A master of novelistic procedurals, Graf is almost completely unknown in the U.S., because most of his work has been produced for German TV. He is a small scale, economical craftsman (16 mm is his preferred format, though Beloved Sisters was shot digitally), and he approaches the Schiller-Charlotte-Caroline triangle not as a ball-gown romance, but as a fast-moving genre piece, chock-full of abrupt zooms and whip-pans. While most films set in the period tend to get hung up on clothes—hence the term “costume drama”—Graf is focused on measures of time, and on evoking the spirit of social and private life in the age of letter-writing, horse-drawn travel, and candlelight. This is a world where everyone is continually waiting for letters, visitors, inheritances, and a future that promises personal and political freedom; as such, it can’t help but be poignant.
The sisters of the title are “Lollo” (Henriette Confurius) and “Lina” (Hannah Herzsprung), daughters of the widow Von Lengefeld (Claudia Messner), raised to speak French so as to keep secrets from the servants, expected to marry into money to replenish the decimated family fortune.

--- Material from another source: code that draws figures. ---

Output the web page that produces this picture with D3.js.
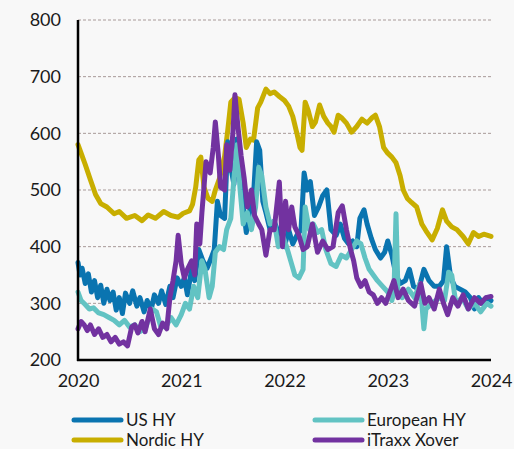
<!DOCTYPE html>
<html>
<head>
<meta charset="utf-8">
<script src="https://cdn.jsdelivr.net/npm/d3@7"></script>
<style>
  body { margin: 0; background: #f8f8f8; }
  svg { display: block; background: #f8f8f8; }
  text { font-family: Lato, "Open Sans", sans-serif; fill: #1a1a1a; }
</style>
</head>
<body>
<svg width="514" height="449"></svg>
<script>
// spreads in bp, [fractional year, value]
var seriesNames = ["US HY", "European HY", "Nordic HY", "iTraxx Xover"];
var seriesColors = ["#0a74b0", "#62c3c3", "#c8ae00", "#7232a0"];
var yTicks = [200, 300, 400, 500, 600, 700, 800];
var xTicks = [2020, 2021, 2022, 2023, 2024];

var usHY = [
  [2020.00,372],[2020.02,350],[2020.04,362],[2020.07,335],[2020.10,352],[2020.13,320],[2020.16,340],
  [2020.19,310],[2020.22,332],[2020.25,300],[2020.28,325],[2020.31,305],[2020.34,320],[2020.37,288],
  [2020.40,310],[2020.43,282],[2020.46,318],[2020.50,300],[2020.53,322],[2020.57,295],[2020.60,310],
  [2020.64,285],[2020.67,305],[2020.71,290],[2020.74,315],[2020.78,300],[2020.81,322],[2020.85,298],
  [2020.89,330],[2020.92,310],[2020.96,345],[2021.00,330],[2021.03,345],[2021.06,315],[2021.10,360],
  [2021.13,340],[2021.17,395],[2021.21,375],[2021.25,362],[2021.29,380],[2021.32,395],[2021.35,480],
  [2021.38,455],[2021.42,450],[2021.45,585],[2021.48,540],[2021.51,510],[2021.54,590],[2021.57,520],
  [2021.60,470],[2021.63,425],[2021.67,470],[2021.70,490],[2021.73,585],[2021.76,570],[2021.79,480],
  [2021.82,460],[2021.86,430],[2021.90,445],[2021.95,420],[2022.00,400],[2022.04,430],[2022.08,405],
  [2022.12,420],[2022.16,430],[2022.19,530],[2022.22,500],[2022.25,515],[2022.29,455],[2022.33,470],
  [2022.37,490],[2022.41,500],[2022.45,430],[2022.50,420],[2022.54,440],[2022.58,415],[2022.62,405],
  [2022.66,410],[2022.70,400],[2022.73,450],[2022.77,465],[2022.80,440],[2022.84,415],[2022.88,395],
  [2022.93,380],[2022.97,390],[2023.00,410],[2023.04,385],[2023.08,350],[2023.12,335],[2023.17,340],
  [2023.21,360],[2023.25,330],[2023.30,325],[2023.35,360],[2023.40,340],[2023.45,330],[2023.50,330],
  [2023.54,340],[2023.57,400],[2023.61,345],[2023.65,330],[2023.70,325],[2023.75,320],[2023.80,310],
  [2023.84,290],[2023.88,310],[2023.92,300],[2023.96,310],[2024.00,305]
];

var europeanHY = [
  [2020.00,320],[2020.03,305],[2020.07,298],[2020.11,290],[2020.15,292],[2020.20,283],[2020.25,280],
  [2020.30,275],[2020.35,270],[2020.40,262],[2020.45,270],[2020.50,258],[2020.55,262],[2020.60,250],
  [2020.65,255],[2020.72,290],[2020.76,285],[2020.80,260],[2020.85,258],[2020.90,275],[2020.95,262],
  [2021.00,280],[2021.04,300],[2021.08,290],[2021.12,330],[2021.16,310],[2021.20,375],[2021.23,360],
  [2021.27,310],[2021.30,330],[2021.33,390],[2021.37,400],[2021.41,395],[2021.44,430],[2021.48,450],
  [2021.51,520],[2021.54,580],[2021.57,500],[2021.60,440],[2021.64,460],[2021.68,430],[2021.72,470],
  [2021.75,540],[2021.78,525],[2021.82,470],[2021.86,440],[2021.90,445],[2021.94,400],[2021.98,420],
  [2022.02,400],[2022.06,375],[2022.10,350],[2022.14,345],[2022.18,360],[2022.20,470],[2022.24,430],
  [2022.28,440],[2022.32,425],[2022.36,430],[2022.40,395],[2022.45,370],[2022.50,365],[2022.55,385],
  [2022.60,380],[2022.65,395],[2022.70,410],[2022.74,405],[2022.78,380],[2022.82,360],[2022.86,350],
  [2022.90,340],[2022.95,330],[2023.00,320],[2023.04,305],[2023.06,320],[2023.08,458],[2023.10,315],
  [2023.14,310],[2023.20,325],[2023.26,310],[2023.31,335],[2023.33,300],[2023.35,255],[2023.37,290],
  [2023.43,300],[2023.50,310],[2023.55,305],[2023.59,355],[2023.62,350],[2023.66,300],[2023.72,310],
  [2023.78,290],[2023.84,300],[2023.90,285],[2023.96,300],[2024.00,295]
];

var nordicHY = [
  [2020.00,580],[2020.03,565],[2020.07,545],[2020.12,518],[2020.17,492],[2020.22,476],[2020.28,470],
  [2020.35,458],[2020.40,462],[2020.47,450],[2020.55,455],[2020.62,446],[2020.68,456],[2020.75,450],
  [2020.83,462],[2020.90,455],[2020.97,452],[2021.02,459],[2021.08,463],[2021.11,475],[2021.14,505],
  [2021.17,553],[2021.19,558],[2021.22,505],[2021.26,485],[2021.30,480],[2021.33,500],[2021.37,520],
  [2021.42,560],[2021.45,605],[2021.48,655],[2021.52,663],[2021.56,660],[2021.60,618],[2021.63,575],
  [2021.67,590],[2021.70,588],[2021.74,645],[2021.77,655],[2021.82,678],[2021.86,670],[2021.90,673],
  [2021.95,665],[2022.00,658],[2022.04,648],[2022.08,630],[2022.12,600],[2022.15,575],[2022.17,570],
  [2022.20,655],[2022.23,640],[2022.27,612],[2022.30,620],[2022.34,650],[2022.38,630],[2022.42,618],
  [2022.45,612],[2022.48,602],[2022.52,632],[2022.55,628],[2022.60,618],[2022.65,602],[2022.70,612],
  [2022.75,625],[2022.80,618],[2022.85,628],[2022.88,632],[2022.92,612],[2022.96,575],[2023.00,565],
  [2023.04,558],[2023.08,548],[2023.12,525],[2023.15,500],[2023.19,485],[2023.23,478],[2023.28,470],
  [2023.33,440],[2023.37,428],[2023.43,412],[2023.48,432],[2023.53,465],[2023.57,445],[2023.62,435],
  [2023.67,430],[2023.73,418],[2023.78,405],[2023.83,425],[2023.88,418],[2023.93,422],[2024.00,418]
];

var itraxxXover = [
  [2020.00,255],[2020.03,268],[2020.06,262],[2020.09,252],[2020.12,262],[2020.16,245],[2020.20,255],
  [2020.24,240],[2020.28,245],[2020.32,232],[2020.36,240],[2020.40,228],[2020.44,232],[2020.48,225],
  [2020.52,258],[2020.55,262],[2020.58,248],[2020.62,268],[2020.65,250],[2020.70,290],[2020.74,255],
  [2020.78,245],[2020.82,265],[2020.86,255],[2020.89,310],[2020.92,340],[2020.95,375],[2020.97,420],
  [2021.00,370],[2021.03,345],[2021.06,360],[2021.10,375],[2021.13,350],[2021.15,440],[2021.18,405],
  [2021.20,460],[2021.24,550],[2021.28,530],[2021.31,575],[2021.33,620],[2021.36,560],[2021.38,505],
  [2021.42,500],[2021.44,580],[2021.47,535],[2021.50,600],[2021.52,668],[2021.55,610],[2021.58,560],
  [2021.61,520],[2021.64,470],[2021.68,500],[2021.71,455],[2021.75,440],[2021.78,430],[2021.82,385],
  [2021.86,430],[2021.90,430],[2021.95,514],[2021.98,400],[2022.01,480],[2022.04,430],[2022.07,470],
  [2022.10,435],[2022.14,420],[2022.18,395],[2022.22,400],[2022.27,440],[2022.32,390],[2022.37,410],
  [2022.42,395],[2022.47,400],[2022.52,460],[2022.56,472],[2022.60,430],[2022.64,395],[2022.67,375],
  [2022.70,345],[2022.74,330],[2022.78,340],[2022.82,320],[2022.86,315],[2022.90,300],[2022.94,310],
  [2022.98,300],[2023.02,320],[2023.06,340],[2023.10,310],[2023.15,325],[2023.20,305],[2023.26,295],
  [2023.32,335],[2023.36,300],[2023.40,310],[2023.45,290],[2023.50,325],[2023.54,300],[2023.58,280],
  [2023.63,310],[2023.68,295],[2023.73,315],[2023.78,290],[2023.84,310],[2023.90,300],[2023.95,310],
  [2024.00,312]
];

var svg = d3.select("svg");
var plotLeft = 78, plotRight = 491, plotTop = 20, plotBottom = 360;

var x = d3.scaleLinear().domain([2020, 2024]).range([plotLeft, plotRight]);
var y = d3.scaleLinear().domain([200, 800]).range([plotBottom, plotTop]);

// dashed gridlines
svg.append("g")
  .selectAll("line")
  .data(yTicks.filter(function(d) { return d > 200; }))
  .enter().append("line")
  .attr("x1", plotLeft).attr("x2", plotRight)
  .attr("y1", function(d) { return y(d); })
  .attr("y2", function(d) { return y(d); })
  .attr("stroke", "#a89a98")
  .attr("stroke-width", 1)
  .attr("stroke-dasharray", "3,2");

// axes
var yAxis = svg.append("g")
  .attr("transform", "translate(" + plotLeft + ",0)")
  .call(d3.axisLeft(y).tickValues(yTicks).tickSize(0).tickPadding(17).tickFormat(d3.format("d")));
yAxis.select(".domain").remove();
yAxis.selectAll("text").style("font-size", "18px").attr("font-family", null);

var xAxis = svg.append("g")
  .attr("transform", "translate(0," + plotBottom + ")")
  .call(d3.axisBottom(x).tickValues(xTicks).tickSize(0).tickPadding(14).tickFormat(d3.format("d")));
xAxis.select(".domain").remove();
xAxis.selectAll("text").style("font-size", "18px").attr("font-family", null);

var line = d3.line()
  .x(function(d) { return x(d[0]); })
  .y(function(d) { return y(d[1]); })
  .curve(d3.curveLinear);

var drawOrder = [[nordicHY, 2], [usHY, 0], [europeanHY, 1], [itraxxXover, 3]];
drawOrder.forEach(function(s) {
  svg.append("path")
    .datum(s[0])
    .attr("fill", "none")
    .attr("stroke", seriesColors[s[1]])
    .attr("stroke-width", 5)
    .attr("stroke-linejoin", "round")
    .attr("stroke-linecap", "round")
    .attr("d", line);
});

// axis lines on top
svg.append("line")
  .attr("x1", plotLeft).attr("x2", plotLeft).attr("y1", plotTop).attr("y2", plotBottom + 1)
  .attr("stroke", "#000").attr("stroke-width", 2.5);
svg.append("line")
  .attr("x1", plotLeft - 1).attr("x2", plotRight).attr("y1", plotBottom).attr("y2", plotBottom)
  .attr("stroke", "#000").attr("stroke-width", 2.5);

// legend
var legendPos = [[72, 420], [313, 420], [72, 440], [313, 440]];
var legend = svg.append("g")
  .selectAll("g")
  .data(seriesNames)
  .enter().append("g")
  .attr("transform", function(d, i) { return "translate(" + legendPos[i][0] + "," + legendPos[i][1] + ")"; });

legend.append("line")
  .attr("x1", 2).attr("x2", 49)
  .attr("stroke", function(d, i) { return seriesColors[i]; })
  .attr("stroke-width", 5)
  .attr("stroke-linecap", "round");

legend.append("text")
  .attr("x", 54)
  .attr("dy", "0.35em")
  .style("font-size", "17px")
  .text(function(d) { return d; });
</script>
</body>
</html>
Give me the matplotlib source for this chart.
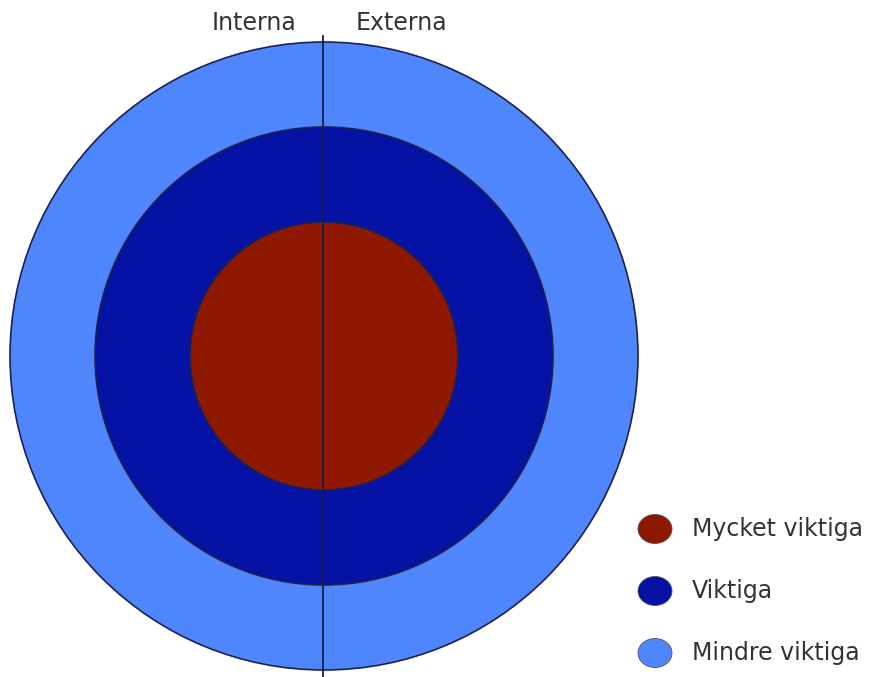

The film—which is narrated in the third person and punctuated by blocky time-and-place-setting titles, as though the past were a cold case to be reconstructed incident by incident—opens in 1787. Lina, the free-spirited older sister, has “saved” the family for the time being by marrying a wealthy man, and Lollo has been sent off to the duchy of Saxe-Weimar to do the same. There, she meets young Schiller (Florian Stetter), already a notorious playwright, when he asks for directions, meet-cute style.
Lollo will eventually marry Schiller, but not before she and her older sister enter into a doomed, idealistic three-way with the man of letters, which brings to mind François Truffaut’s Jules And Jim and its superb, under-seen companion piece Two English Girls. Like those films, Beloved Sisters goes out of its way to complicate its central ménage a trois; the film’s lengthy running time and unusually brisk pace allow Graf to pack in a wealth of detail about the political and intellectual climate of the era, the difficulty of sustaining a relationship of mutual ideals in a society that doesn’t share them, and even the technology of printing and distributing books. (This may be the only romance to feature an aside about the social importance of legible serif typeface.)
The result is immersive and intelligent, but not what one would call difficult. Graf’s knack for no-nonsense storytelling means that Beloved Sisters seems to fly past. Each detail and observation—whether it’s about the Romantic mindset, gender roles, or fame in the pre-celebrity age—is integrated so seamlessly that the movie feels effortless. Which, of course, it isn’t; the sort of fleet, sure-footed filmmaking practiced by Graf takes a great deal of serious smarts.